At mediation, Bituminous agreed to pay $6.9 million to have Genex (and its principal, “Kneller”) released from any liability under the Bituminous insurance policy, including the alleged role of Genex and its principal as alter egos of RPL. Notably, this settlement did not settle the underlying case, and was only a “policy release” between Bituminous and its named insured. Under this policy release settlement, Genex and Kneller assigned to Bituminous their “rights or claims” in any way connected to the (ongoing) COA litigation and the project generally. While it was claimed in the coverage case that the facts of Bituminous/Genex’s settlement/assignment of claims was communicated to Hartford, that state of Hartford’s knowledge was later vehemently disputed.
Within a short period of time later, Hartford settled all of the separate COA claims against RPL and entered into a further settlement agreement between itself and its named insured, RLP. Most important to this coverage/contribution case, Genex was included as a releasing party in this Hartford release, and putatively released Hartford from all claims involving the case. This Hartford release was later in time than Genex’s release of Bituminous that arguably assigned those same claims to Bituminous. What followed was a battle of escalating allegations between the insurers involving the two Genex “settlement” documents – one with Bituminous, and a later one with Hartford.

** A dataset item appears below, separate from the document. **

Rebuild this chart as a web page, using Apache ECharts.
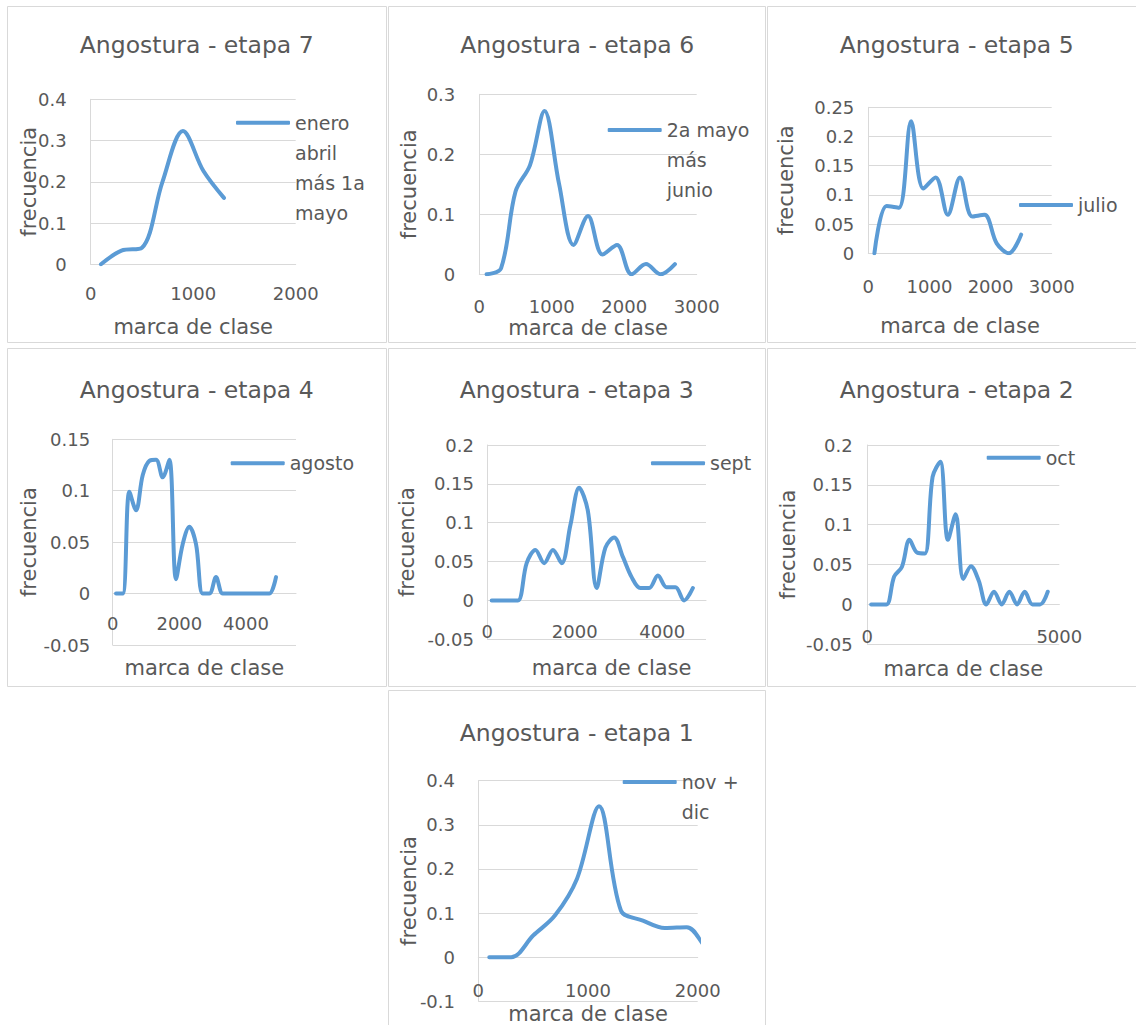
<!DOCTYPE html>
<html lang="es">
<head>
<meta charset="utf-8">
<title>Angostura - etapas</title>
<script src="https://cdn.jsdelivr.net/npm/echarts@6/dist/echarts.min.js"></script>
<style>
  html, body { margin: 0; padding: 0; background: #ffffff; overflow: hidden; }
  #chart { width: 1136px; height: 1025px; }
</style>
</head>
<body>
<div id="chart"></div>
<script>
// Marcas de clase (eje X) y frecuencias relativas de cada etapa
const marcasEtapa7 = [100, 300, 500, 700, 900, 1100, 1300];
const frecEtapa7 = [0, 0.033, 0.04, 0.2, 0.323, 0.226, 0.161];

const marcasEtapa6 = [100, 300, 500, 700, 900, 1100, 1300, 1500, 1700, 1900, 2100, 2300, 2500, 2700];
const frecEtapa6 = [0, 0.01, 0.138, 0.182, 0.272, 0.151, 0.049, 0.097, 0.033, 0.049, 0, 0.017, 0, 0.017];

const marcasEtapa5 = [100, 300, 500, 700, 900, 1100, 1300, 1500, 1700, 1900, 2100, 2300, 2500];
const frecEtapa5 = [0, 0.081, 0.078, 0.226, 0.111, 0.13, 0.066, 0.13, 0.063, 0.066, 0.017, 0, 0.032];

const marcasEtapa4 = [100, 300, 500, 700, 900, 1100, 1300, 1500, 1700, 1900, 2100, 2300, 2500,
  2700, 2900, 3100, 3300, 3500, 3700, 3900, 4100, 4300, 4500, 4700, 4900];
const frecEtapa4 = [0, 0, 0.099, 0.081, 0.115, 0.129, 0.13, 0.113, 0.13, 0.014, 0.048, 0.065, 0.048,
  0, 0, 0.016, 0, 0, 0, 0, 0, 0, 0, 0, 0.016];

const marcasEtapa3 = [100, 300, 500, 700, 900, 1100, 1300, 1500, 1700, 1900, 2100, 2300, 2500,
  2700, 2900, 3100, 3300, 3500, 3700, 3900, 4100, 4300, 4500, 4700];
const frecEtapa3 = [0, 0, 0, 0, 0.048, 0.065, 0.048, 0.065, 0.048, 0.097, 0.145, 0.115, 0.016,
  0.068, 0.081, 0.056, 0.03, 0.016, 0.016, 0.032, 0.017, 0.017, 0, 0.016];

const marcasEtapa2 = [100, 300, 500, 700, 900, 1100, 1300, 1500, 1700, 1900, 2100, 2300, 2500,
  2700, 2900, 3100, 3300, 3500, 3700, 3900, 4100, 4300, 4500, 4700];
const frecEtapa2 = [0, 0, 0, 0.035, 0.047, 0.081, 0.065, 0.064, 0.16, 0.179, 0.081, 0.113, 0.032,
  0.048, 0.03, 0, 0.016, 0, 0.016, 0, 0.016, 0, 0, 0.016];

const marcasEtapa1 = [100, 300, 500, 700, 900, 1100, 1300, 1500, 1700, 1900, 2100, 2300];
const frecEtapa1 = [0, 0, 0.049, 0.095, 0.178, 0.342, 0.106, 0.083, 0.066, 0.068, 0.016, 0];

// Títulos, nombres de serie y textos de leyenda
const titulos = ['Angostura - etapa 7', 'Angostura - etapa 6', 'Angostura - etapa 5',
  'Angostura - etapa 4', 'Angostura - etapa 3', 'Angostura - etapa 2', 'Angostura - etapa 1'];
const series = ['enero abril más 1a mayo', '2a mayo más junio', 'julio', 'agosto', 'sept', 'oct', 'nov + dic'];
const leyendas = [['enero', 'abril', 'más 1a', 'mayo'], ['2a mayo', 'más', 'junio'], ['julio'],
  ['agosto'], ['sept'], ['oct'], ['nov +', 'dic']];

// Escalas de los ejes: [mín, máx, intervalo]
const ejesX = [[0, 2000, 1000], [0, 3000, 1000], [0, 3000, 1000], [0, 5500, 2000], [0, 5000, 2000], [0, 5000, 5000], [0, 2000, 1000]];
const ejesY = [[0, 0.4, 0.1], [0, 0.3, 0.1], [0, 0.25, 0.05], [-0.05, 0.15, 0.05], [-0.05, 0.2, 0.05], [-0.05, 0.2, 0.05], [-0.1, 0.4, 0.1]];

const datos = [
  [marcasEtapa7, frecEtapa7], [marcasEtapa6, frecEtapa6], [marcasEtapa5, frecEtapa5],
  [marcasEtapa4, frecEtapa4], [marcasEtapa3, frecEtapa3], [marcasEtapa2, frecEtapa2],
  [marcasEtapa1, frecEtapa1]
];

// Disposición de cada panel en la página
const disposicion = [
  { marco: [7.5, 6.5, 379, 336],    grid: [90.7, 99.3, 205, 165],     titulo: [196.7, 44.7], xMargen: 19.4, xAlto: 20, yMargen: 24,   xGap: 51, yGap: 49.5, ley: [236, 122.7] },
  { marco: [388.5, 6.5, 377, 336],  grid: [479.3, 94.3, 217.4, 180],  titulo: [577.2, 44.7], xMargen: 23,   xAlto: 18, yMargen: 24,   xGap: 41.5, yGap: 58,   ley: [607.7, 130] },
  { marco: [767.5, 6.5, 378, 336],  grid: [868.3, 107.3, 183.4, 146], titulo: [956.7, 44.7], xMargen: 22.7, xAlto: 20, yMargen: 14,   xGap: 61, yGap: 70,   ley: [1019, 205] },
  { marco: [7.5, 348.5, 379, 338],  grid: [112.7, 439.3, 183.3, 205.7], titulo: [196.7, 389.7], xMargen: 20, xAlto: 20, yMargen: 22.5, xGap: 62, yGap: 71.5, ley: [230.7, 463.3] },
  { marco: [388.5, 348.5, 377, 338], grid: [487.3, 445, 218.7, 194.3], titulo: [576.7, 389.7], xMargen: 21, xAlto: 20, yMargen: 13.3, xGap: 56, yGap: 68.5, ley: [651, 463.3], xDesplaza: 30 },
  { marco: [767.5, 348.5, 378, 338], grid: [867.3, 445, 192, 199.3],  titulo: [956.7, 389.7], xMargen: 22.4, xAlto: 20, yMargen: 14.7, xGap: 52.5, yGap: 67.8, ley: [986.7, 457.7] },
  { marco: [388.5, 690.5, 377, 345], grid: [478.3, 780.7, 219.4, 220.6], titulo: [576.7, 732.7], xMargen: 23.4, xAlto: 20, yMargen: 23.3, xGap: 45, yGap: 57.8, ley: [622.7, 782] }
];

const FUENTE = 'DejaVu Sans';
const GRIS_TEXTO = '#595959';
const GRIS_LINEA = '#d9d9d9';
const AZUL = '#5b9bd5';
const ALTO_LINEA_LEY = 30;

const fmt = (v) => String(v);

const option = {
  backgroundColor: '#ffffff',
  animation: false,
  title: [], grid: [], xAxis: [], yAxis: [], legend: [], series: [], graphic: []
};

disposicion.forEach((d, i) => {
  const [mx, my, mw, mh] = d.marco;
  option.graphic.push({
    type: 'rect', silent: true, z: -10,
    shape: { x: mx, y: my, width: mw, height: mh },
    style: { fill: 'none', stroke: GRIS_LINEA, lineWidth: 1 }
  });

  option.title.push({
    text: titulos[i],
    left: d.titulo[0], top: d.titulo[1] - 14, textAlign: 'center', padding: 0,
    textStyle: { fontFamily: FUENTE, fontSize: 23.5, fontWeight: 'normal', color: GRIS_TEXTO, lineHeight: 28 }
  });

  const [gl, gt, gw, gh] = d.grid;
  option.grid.push({ left: gl, top: gt, width: gw, height: gh, containLabel: false, outerBoundsMode: 'none' });

  const [xmin, xmax, xint] = ejesX[i];
  const [ymin, ymax, yint] = ejesY[i];
  // El eje horizontal cruza el vertical en frecuencia 0
  const subeACero = -gh * (0 - ymin) / (ymax - ymin);

  option.xAxis.push({
    gridIndex: i, type: 'value', min: xmin, max: xmax, interval: xint,
    position: 'bottom', offset: subeACero,
    name: 'marca de clase', nameLocation: 'middle', nameGap: d.xGap, nameMoveOverlap: false,
    nameTextStyle: { fontFamily: FUENTE, fontSize: 21, color: GRIS_TEXTO, lineHeight: 24,
      padding: d.xDesplaza ? [0, 0, 0, d.xDesplaza] : 0 },
    axisLine: { show: true, onZero: false, lineStyle: { color: GRIS_LINEA, width: 1 } },
    axisTick: { show: false },
    splitLine: { show: false },
    axisLabel: { margin: d.xMargen, fontFamily: FUENTE, fontSize: 18, color: GRIS_TEXTO, lineHeight: d.xAlto,
      formatter: fmt, showMaxLabel: (xmax % xint === 0), showMinLabel: true, hideOverlap: false }
  });

  option.yAxis.push({
    gridIndex: i, type: 'value', min: ymin, max: ymax, interval: yint,
    position: 'left',
    name: 'frecuencia', nameLocation: 'middle', nameGap: d.yGap, nameMoveOverlap: false,
    nameTextStyle: { fontFamily: FUENTE, fontSize: 21, color: GRIS_TEXTO, lineHeight: 24 },
    axisLine: { show: true, onZero: false, lineStyle: { color: GRIS_LINEA, width: 1 } },
    axisTick: { show: false },
    splitLine: { show: true, lineStyle: { color: GRIS_LINEA, width: 1 } },
    axisLabel: { margin: d.yMargen, fontFamily: FUENTE, fontSize: 18, color: GRIS_TEXTO, formatter: fmt,
      showMaxLabel: true, showMinLabel: true, hideOverlap: false }
  });

  // Leyenda: la muestra de línea queda a la altura del primer renglón del texto
  const lineas = leyendas[i];
  const n = lineas.length;
  const texto = '\n'.repeat(n - 1) + lineas.join('\n');
  option.legend.push({
    data: [series[i]],
    left: d.ley[0], top: d.ley[1] - (2 * n - 1) * ALTO_LINEA_LEY / 2,
    padding: 0, itemGap: 0, selectedMode: false,
    icon: 'roundRect', itemWidth: 54, itemHeight: 4,
    formatter: () => texto,
    textStyle: { fontFamily: FUENTE, fontSize: 19, color: GRIS_TEXTO, lineHeight: ALTO_LINEA_LEY }
  });

  const [xs, ys] = datos[i];
  option.series.push({
    name: series[i], type: 'line', xAxisIndex: i, yAxisIndex: i,
    data: xs.map((x, k) => [x, ys[k]]),
    smooth: 0.34, symbol: 'none', clip: true,
    lineStyle: { color: AZUL, width: 4, cap: 'round', join: 'round' },
    itemStyle: { color: AZUL }
  });
});

const chart = echarts.init(document.getElementById('chart'), null, { renderer: 'svg' });
chart.setOption(option);
</script>
</body>
</html>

Each of the Bituminous and Hartford policies for the respective parties contained similar provisions that transferred the insured’s’ rights to recover settlement amounts paid by the respective insurers. In short, when a party settled its claims, there was a right of potential subrogation granted to the paying insurer. This became metaphysically (if not concretely) problematic when Bituminous settled insurance coverage of alter ego claims with Genex that were arguably also insured by Hartford.
When Bituminous later filed suit against Hartford, it initially claimed equitable contribution against Hartford under the co-existing Hartford policy for the alleged benefit of Genex. When Hartford answered the complaint and argued the (later) release by Genex of all potential claims against Hartford, Bituminous added tort claims against Hartford to their suit. Those further claims included: intentional interference with the contract of Bituminous and Genex; civil conspiracy; and damages from the wrong of another.
In the meantime, the underlying construction defects case went to jury trial between Genex/Bituminous and RLP and the jury allocated the amount of $1 million of the Bituminous settlement with the COA as representing Genex’s liability as the manager of the project for RLP. The decision issued in this opinion addressed Hartford’s motion to dismiss, which became a motion for summary judgment after affidavits were submitted to oppose the motion.
The first of the claims dealt with by the court was the Bituminous’ claim for tortious interference with contract. Because of conflicting affidavits from counsel for the parties, and based on the inferences available from the very documents of release between Hartford and Genex, the court determined there to be a conflict of interest which precluded summary judgment. While the facts of intentional interference with contract were not indisputably proven by such evidence, the court found that there was a triable claim on this issue, based on what was characterized as admissible “constructive knowledge” of the insurance contract terms between Bituminous and Genex. Interestingly, this constructive knowledge was inferred by the court primarily on the basis of the undisputed fact that Hartford was told of the Bituminous-Genex settlement, even if the terms were not explicitly communicated. In other words (not used by the court), Hartford’s knowledge of a settlement put it on inquiry notice about the terms of that same settlement – without actual knowledge of detailed notice of the terms of the agreement.
In a further discussion, the court noted that Section 773 of the Restatement (Second) of Torts required that the actions of Hartford required affirmative proof of its “good faith,” in acting to protect its own legal interests when it settled with Genex. The court held that within the context of the summary judgment motion, there was sufficient evidence to allow a finding that the Hartford did not meet the “good faith” requirement that was pled as an affirmative defense to the Bituminous tort claim.
The court noted in its separate discussion of Hartford’s motion to dismiss the Bituminous civil conspiracy claim that this claim was derivative of the above-discussed interference with contract claim. The court denied the motion partially for that reason, but also because there were disputed issues of fact concerning the “wrongful act” requirement of the claim. The wrongful act alleged by Bituminous was Hartford’s act of settlement with Genex. Under its previous discussion, the court had determined that this could be a wrong that would potentially serve as the foundation for a triable case. In the analysis of the court, the (potential, triable) wrong was the interference with the insurance contract between Bituminous and Genex (to which Hartford was not a party), even though Genex was a party to both the Bituminous insurance contract and the Hartford settlement agreement.
In the last section of its opinion, the court analyzed the third Bituminous claim for “damages resulting from the wrong of another.” The court agreed with Hartford that this claim was not a separate cause of action recognized under Colorado law. The case relied upon by Bituminous in making this claim was one which recognized the recoverability of attorneys’ fees in some contexts, but the court held that it was not an independent claim for relief.
This case presents a number of complexities that may not soon occur again in a single matter. However, it presents a cautionary tale for parties and insurers involved in (among other things) denials of coverage, additional insured issues, and settling claims that are assigned by contract or by settlement agreement. One would do well to survey the landscape of potential problem scenarios for this purpose before either (1) denying defense or coverage to a colorable insured; and/or (2) settling with a party that has claimed coverage, but which has given a policy release to its own primary insurer. Mistakes in this regard will potentially be followed by tort litigation against and/or between insurers. Note: the attorneys involved in the denial and/or settlement transactions may become witnesses, which is seldom a desirable result.